Quantifying Risk: Closing the Chasm Between Cybersecurity and Cyber Insurance
Cyberattacks may be the biggest risk that global businesses are unprepared for.1 Record numbers of data breaches have driven large organizations to increase spending on security at twice the rate of other information technology during the past several years, according to market-growth studies by Gartner, IDC and others that predict growth of between 4.7 percent and 9.9 percent during the next five to seven years.
While that growth is significant, it is dwarfed by annual increases of between 25 percent and 35 percent in the cyber insurance market. This sector, worth less than a billion dollars worldwide during 2012, topped $2 billion during 2015 and could triple by 2020, according to Moody’s. This explosive growth is a result of executives trying to protect their organizations’ financial health in an ever-hostile cyber landscape, as well as carriers seeing profits in a new business segment.3
Unlike auto theft or fire insurance, cyber insurance is an emerging form of coverage. Predicting risks for the online environment cannot be based on retrospective analysis, since lack of historical data presents a tremendous challenge. The data simply does not exist to develop the models used by underwriters to calculate risk and set rates related to predictable expectations of loss and exposure. In addition, trying to gain even a toehold is difficult because the data, the technology, and the harmful incidents are growing and evolving so rapidly.

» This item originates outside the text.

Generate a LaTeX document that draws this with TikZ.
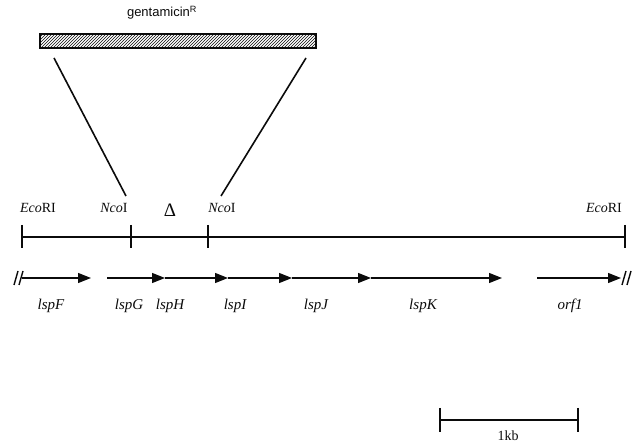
\documentclass[tikz,border=0pt]{standalone}
\usepackage{fontspec}
\setmainfont{Liberation Serif}
\newfontfamily\rotulo{Liberation Sans}
\usepackage{tikz}
\usetikzlibrary{arrows.meta,calc,positioning,patterns}
\definecolor{tinta}{HTML}{0B0B0B}
\tikzset{
  mapa/.style={draw=tinta,line width=1.3pt},
  corte/.style={draw=tinta,line width=1.3pt},
  gen/.style={draw=tinta,line width=1.3pt,-{Triangle[length=13pt,width=10pt]}},
  insercion/.style={draw=tinta,line width=1.6pt},
  casete/.style={draw=tinta,line width=1.1pt,pattern=north east lines,pattern color=tinta},
  nomgen/.style={font=\fontsize{15}{17}\selectfont\itshape,text=tinta},
  sitio/.style={font=\fontsize{14}{16}\selectfont,text=tinta},
}
\newcommand{\ruptura}[1]{%
  \draw[tinta,line width=1.4pt] ($(#1)+(-8,7)$) -- ($(#1)+(-4,-7)$);
  \draw[tinta,line width=1.4pt] ($(#1)+(-3,7)$) -- ($(#1)+(1,-7)$);
}

\begin{document}
\begin{tikzpicture}[x=1pt,y=-1pt]
\useasboundingbox (0,0) rectangle (632,443);
% casete de gentamicina
\draw[casete] (40,34) rectangle (316,48);
\node[font=\rotulo\fontsize{13}{15}\selectfont,text=tinta] (gm) at (162,13) {gentamicin\textsuperscript{R}};
\coordinate (b1) at (54,58);
\coordinate (b2) at (306,58);
\coordinate (n1) at (126,196);
\coordinate (n2) at (221,196);
\draw[insercion] (b1) -- (n1);
\draw[insercion] (b2) -- (n2);
% mapa de restriccion
\coordinate (e1) at (22,237);
\coordinate (k1) at (131,237);
\coordinate (k2) at (208,237);
\coordinate (e2) at (625,237);
\draw[mapa] (e1) -- (e2);
\foreach \c in {e1,k1,k2,e2}
  \draw[corte] ($(\c)+(0,-12)$) -- ($(\c)+(0,11)$);
\node[sitio] (eco1) at (38,208) {\textit{Eco}RI};
\node[sitio] (nco1) at (114,208) {\textit{Nco}I};
\node[sitio] (del) at (170,210) {\fontsize{19}{21}\selectfont Δ};
\node[sitio] (nco2) at (222,208) {\textit{Nco}I};
\node[sitio] (eco2) at (604,208) {\textit{Eco}RI};
% genes
\coordinate (g0) at (22,278);
\coordinate (g1) at (91,278);
\coordinate (g2) at (107,278);
\coordinate (g3) at (165,278);
\coordinate (g4) at (228,278);
\coordinate (g5) at (292,278);
\coordinate (g6) at (371,278);
\coordinate (g7) at (502,278);
\coordinate (g8) at (537,278);
\coordinate (g9) at (621,278);
\draw[gen] (g0) -- (g1);
\draw[gen] (g2) -- (g3);
\draw[gen] (g3) -- (g4);
\draw[gen] (g4) -- (g5);
\draw[gen] (g5) -- (g6);
\draw[gen] (g6) -- (g7);
\draw[gen] (g8) -- (g9);
\ruptura{g0}
\ruptura{$(g9)+(9,0)$}
\node[nomgen] (lspF) at (51,306) {lspF};
\node[nomgen] (lspG) at (129,306) {lspG};
\node[nomgen] (lspH) at (170,306) {lspH};
\node[nomgen] (lspI) at (235,306) {lspI};
\node[nomgen] (lspJ) at (316,306) {lspJ};
\node[nomgen] (lspK) at (423,306) {lspK};
\node[nomgen] (orf1) at (570,306) {orf1};
% escala
\coordinate (s1) at (440,420);
\coordinate (s2) at (578,420);
\draw[mapa] (s1) -- (s2);
\foreach \c in {s1,s2}
  \draw[corte] ($(\c)+(0,-12)$) -- ($(\c)+(0,12)$);
\node[sitio] (kb) at (508,436) {1kb};
\end{tikzpicture}
\end{document}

The result is a fragmented and volatile situation for both business and carriers. Carriers must essentially guess at their exposure, reflected in a market that is highly variable in both policy terms and prices. Business leaders, unable to comprehend coverage limits and reimbursement requirements, elect to bear the risk when faced with high costs, high deductibles and outright denial of coverage.
The SANS report “Cleaning Up After a Breach—Post-Breach Impact: A Cost Compendium” predicts that the evolving insurance market will have a strong influence on the ways organizations will approach their risk assessment and management activities, as well as how they will handle their investment in defending against escalating post-breach costs and total financial loss.6 This will require CEOs/CISOs and insurance underwriters/agents to achieve a common understanding about the meaning of risk and how both sides must work together to achieve a realistic floor from which cyber insurance makes solid business sense.